WASHINGTON (CN) – President-elect Donald Trump’s pick for secretary of transportation Elaine Chao faces the daunting task of heading up revitalization efforts in nearly every state in the country.
Her confirmation hearing Wednesday before the Senate Commerce, Science and Transportation Committee was short on details of how Chao plans to specifically attack the nation’s aging infrastructure.
Largely seen as a sure bet for confirmation, Chao is the only appointee who has experience inside of a presidential cabinet. Chao served as secretary of labor under President George W. Bush and once served as deputy treasurer secretary for his father, President George H.W. Bush.
During his campaign, Trump proposed a massive $1 trillion infusion over 10 years for upgrades to public transportation, aviation and roads and bridges. It was a major selling point for the real-estate mogul on the campaign trail.
The large investment, according to his infrastructure plan, would “create thousands of new jobs in construction, steel manufacturing and other sectors to build the transportation … infrastructure.”
At Wednesday’s hearing, Chao was mum on what discussions she had, if any, with the incoming administration.
Historically, stimulus packages for such projects have been opposed by the GOP. During the Obama administration, Chao’s Republican husband, Senate Majority Leader Mitch McConnell of Kentucky, helped lead the charge to block similar actions.
McConnell was also critical of Trump’s costly proposal in November when he told reporters at a press conference that he “hoped to avoid a trillion-dollar stimulus.”
What Chao did emphasize repeatedly was her desire to see the Department of Transportation move toward more innovative problem-solving measures. The former labor secretary urged committee members to see technology as a “catalyst rather than an impediment.”
Sen. Roy Blunt, a Missouri Republican, asked Chao if she thought the various transportation industries may one day reflect on a missed opportunity to do more.
“Do you think 10 years from now, we’ll look back on this moment, where world food demand will double in 30 or 40 years … and we’ll ask, why didn’t we do something?” said
Blunt. “Why didn’t we get inland port structure, rail structure and air to come together?”
Chao argued that fixing infrastructure boils down to changing the way the DOT, the Federal Aviation Industry and the Federal Railroad Administration, among others, see each other.
“We still have sectors of the economy viewing each other as competitors when we should all be working together,” Chao replied. “As we consider the infrastructure of the future, we need to focus on how different modes of transportation can be seamless partners and deliverers of services to provide a more productive transportation system.”
Amid the calls for cooperation, some senators addressed looming budgetary concerns – namely money troubles plaguing the Highway Trust Fund.
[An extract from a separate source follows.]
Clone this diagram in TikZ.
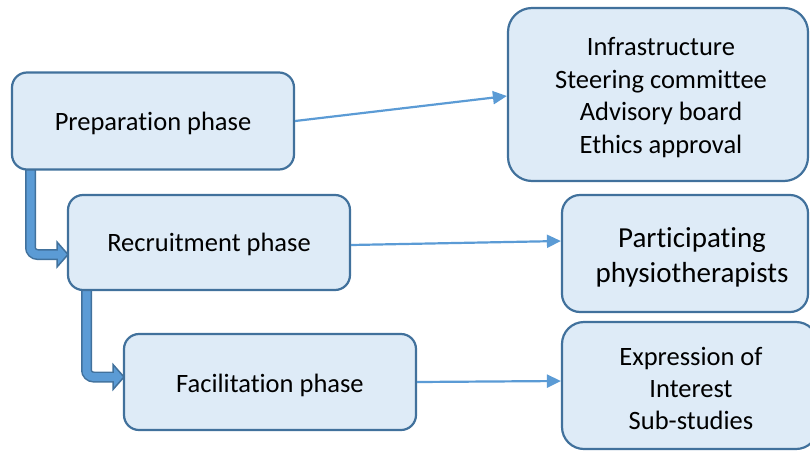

That fund pulls from federal fuel taxes on gas, which is then reinvested into highway upkeep.
Sen. Deb Fischer, a Nebraska Republican, reminded the committee that the fund is staring down the face of a $107 billion shortfall over the next five years before its expiration.
Chao quickly echoed Fischer’s warning.
“It’s in bad shape,” Chao agreed. “The gas tax, which is 90 percent of the funding for [the trust], is not as lucrative as it used to be. … There’s a $10 billion deficit every year, and we can’t make that up on volume.”
No matter how the fund is paid for, Chao warned, it will go bankrupt in 2021, “if we don’t do something.”
Senators were also unable to nail down Chao’s exact position on privatization of federal transportation organizations. Appearing open to the idea, as it could provide a much-needed cash infusion for various projects, Chao said only that she has considered arguments from both proponents and detractors.